| Short problem |
Reproduce the listing word for word. Skip any image.

| Dataset content |
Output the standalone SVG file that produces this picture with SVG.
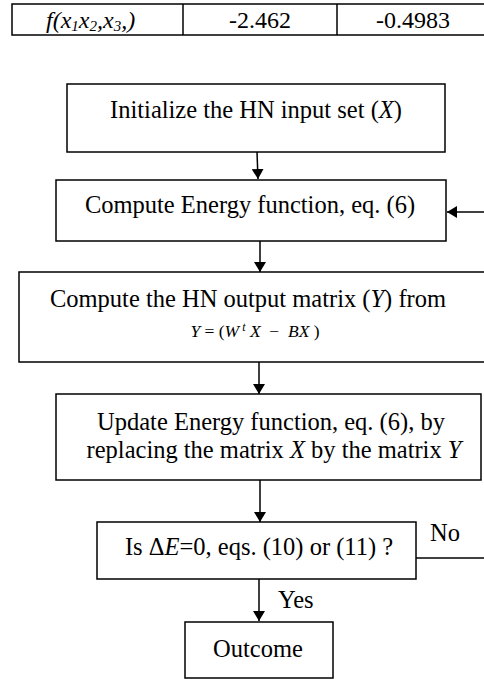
<svg xmlns="http://www.w3.org/2000/svg" width="484" height="679" viewBox="0 0 484 679">
<style>
text{font-family:"Liberation Serif","Times New Roman",serif;fill:#000;font-size:24.5px}
.box{fill:#fff;stroke:#000;stroke-width:1.5}
.ln{stroke:#000;stroke-width:1.5;fill:none}
.it{font-style:italic}
.tb{font-size:24px}
.fm{font-size:17.5px}
</style>
<defs>
<marker id="ah" markerWidth="10" markerHeight="12" refX="10" refY="6" orient="auto" markerUnits="userSpaceOnUse">
<path d="M0,0 L10,6 L0,12 Z" fill="#000"/>
</marker>
</defs>
<g id="table">
<rect x="12" y="4" width="480" height="31" class="box" stroke-width="2"/>
<line x1="183" y1="4" x2="183" y2="35" class="ln" stroke-width="2"/>
<line x1="337" y1="4" x2="337" y2="35" class="ln" stroke-width="2"/>
<text x="46" y="28" class="it tb">f(x<tspan font-size="15" dy="3">1</tspan><tspan dy="-3">x</tspan><tspan font-size="15" dy="3">2</tspan><tspan dy="-3">,x</tspan><tspan font-size="15" dy="3">3</tspan><tspan dy="-3">,)</tspan></text>
<text x="260" y="28" text-anchor="middle" class="tb">-2.462</text>
<text x="413" y="28" text-anchor="middle" class="tb">-0.4983</text>
</g>
<g id="connectors">
<line x1="257" y1="152" x2="258" y2="179" class="ln" marker-end="url(#ah)"/>
<line x1="484" y1="212" x2="447" y2="212" class="ln" marker-end="url(#ah)"/>
<line x1="260" y1="241" x2="260" y2="272" class="ln" marker-end="url(#ah)"/>
<line x1="259" y1="362" x2="259" y2="394" class="ln" marker-end="url(#ah)"/>
<line x1="260" y1="480" x2="260" y2="522" class="ln" marker-end="url(#ah)"/>
<line x1="416" y1="558" x2="484" y2="558" class="ln"/>
<line x1="259" y1="579" x2="259" y2="621" class="ln" marker-end="url(#ah)"/>
<text x="430" y="541">No</text>
<text x="278" y="608">Yes</text>
</g>
<g id="n1">
<rect x="67" y="84" width="378" height="68" class="box"/>
<text x="256" y="118" text-anchor="middle">Initialize the HN input set (<tspan class="it">X</tspan>)</text>
</g>
<g id="n2">
<rect x="56" y="180" width="390" height="61" class="box"/>
<text x="250" y="213" text-anchor="middle">Compute Energy function, eq. (6)</text>
</g>
<g id="n3">
<rect x="19" y="272" width="480" height="90" class="box"/>
<text x="248" y="307" text-anchor="middle">Compute the HN output matrix (<tspan class="it">Y</tspan>) from</text>
<text x="255" y="337" class="fm" text-anchor="middle" xml:space="preserve"><tspan class="it">Y</tspan> = (<tspan class="it">W</tspan><tspan class="it" font-size="12" dy="-6"> t</tspan><tspan dy="6"> </tspan><tspan class="it">X</tspan>  −  <tspan class="it">BX</tspan> )</text>
</g>
<g id="n4">
<rect x="56" y="394" width="425" height="86" class="box"/>
<text x="271" y="430" text-anchor="middle">Update Energy function, eq. (6), by</text>
<text x="274" y="458" text-anchor="middle">replacing the matrix <tspan class="it">X</tspan> by the matrix <tspan class="it">Y</tspan></text>
</g>
<g id="n5">
<rect x="97" y="522" width="319" height="57" class="box"/>
<text x="259" y="555" text-anchor="middle">Is Δ<tspan class="it">E</tspan>=0, eqs. (10) or (11) ?</text>
</g>
<g id="n6">
<rect x="185" y="622" width="148" height="56" class="box"/>
<text x="258" y="657" text-anchor="middle">Outcome</text>
</g>
</svg>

| Complete answer |
Output the standalone SVG file that produces this picture with SVG.
<svg xmlns="http://www.w3.org/2000/svg" width="484" height="679" viewBox="0 0 484 679">
<style>
text{font-family:"Liberation Serif","Times New Roman",serif;fill:#000;font-size:24.5px}
.box{fill:#fff;stroke:#000;stroke-width:1.5}
.ln{stroke:#000;stroke-width:1.5;fill:none}
.it{font-style:italic}
.tb{font-size:24px}
.fm{font-size:17.5px}
</style>
<defs>
<marker id="ah" markerWidth="10" markerHeight="12" refX="10" refY="6" orient="auto" markerUnits="userSpaceOnUse">
<path d="M0,0 L10,6 L0,12 Z" fill="#000"/>
</marker>
</defs>
<g id="table">
<rect x="12" y="4" width="480" height="31" class="box" stroke-width="2"/>
<line x1="183" y1="4" x2="183" y2="35" class="ln" stroke-width="2"/>
<line x1="337" y1="4" x2="337" y2="35" class="ln" stroke-width="2"/>
<text x="46" y="28" class="it tb">f(x<tspan font-size="15" dy="3">1</tspan><tspan dy="-3">x</tspan><tspan font-size="15" dy="3">2</tspan><tspan dy="-3">,x</tspan><tspan font-size="15" dy="3">3</tspan><tspan dy="-3">,)</tspan></text>
<text x="260" y="28" text-anchor="middle" class="tb">-2.462</text>
<text x="413" y="28" text-anchor="middle" class="tb">-0.4983</text>
</g>
<g id="connectors">
<line x1="257" y1="152" x2="258" y2="179" class="ln" marker-end="url(#ah)"/>
<line x1="484" y1="212" x2="447" y2="212" class="ln" marker-end="url(#ah)"/>
<line x1="260" y1="241" x2="260" y2="272" class="ln" marker-end="url(#ah)"/>
<line x1="259" y1="362" x2="259" y2="394" class="ln" marker-end="url(#ah)"/>
<line x1="260" y1="480" x2="260" y2="522" class="ln" marker-end="url(#ah)"/>
<line x1="416" y1="558" x2="484" y2="558" class="ln"/>
<line x1="259" y1="579" x2="259" y2="621" class="ln" marker-end="url(#ah)"/>
<text x="430" y="541">No</text>
<text x="278" y="608">Yes</text>
</g>
<g id="n1">
<rect x="67" y="84" width="378" height="68" class="box"/>
<text x="256" y="118" text-anchor="middle">Initialize the HN input set (<tspan class="it">X</tspan>)</text>
</g>
<g id="n2">
<rect x="56" y="180" width="390" height="61" class="box"/>
<text x="250" y="213" text-anchor="middle">Compute Energy function, eq. (6)</text>
</g>
<g id="n3">
<rect x="19" y="272" width="480" height="90" class="box"/>
<text x="248" y="307" text-anchor="middle">Compute the HN output matrix (<tspan class="it">Y</tspan>) from</text>
<text x="255" y="337" class="fm" text-anchor="middle" xml:space="preserve"><tspan class="it">Y</tspan> = (<tspan class="it">W</tspan><tspan class="it" font-size="12" dy="-6"> t</tspan><tspan dy="6"> </tspan><tspan class="it">X</tspan>  −  <tspan class="it">BX</tspan> )</text>
</g>
<g id="n4">
<rect x="56" y="394" width="425" height="86" class="box"/>
<text x="271" y="430" text-anchor="middle">Update Energy function, eq. (6), by</text>
<text x="274" y="458" text-anchor="middle">replacing the matrix <tspan class="it">X</tspan> by the matrix <tspan class="it">Y</tspan></text>
</g>
<g id="n5">
<rect x="97" y="522" width="319" height="57" class="box"/>
<text x="259" y="555" text-anchor="middle">Is Δ<tspan class="it">E</tspan>=0, eqs. (10) or (11) ?</text>
</g>
<g id="n6">
<rect x="185" y="622" width="148" height="56" class="box"/>
<text x="258" y="657" text-anchor="middle">Outcome</text>
</g>
</svg>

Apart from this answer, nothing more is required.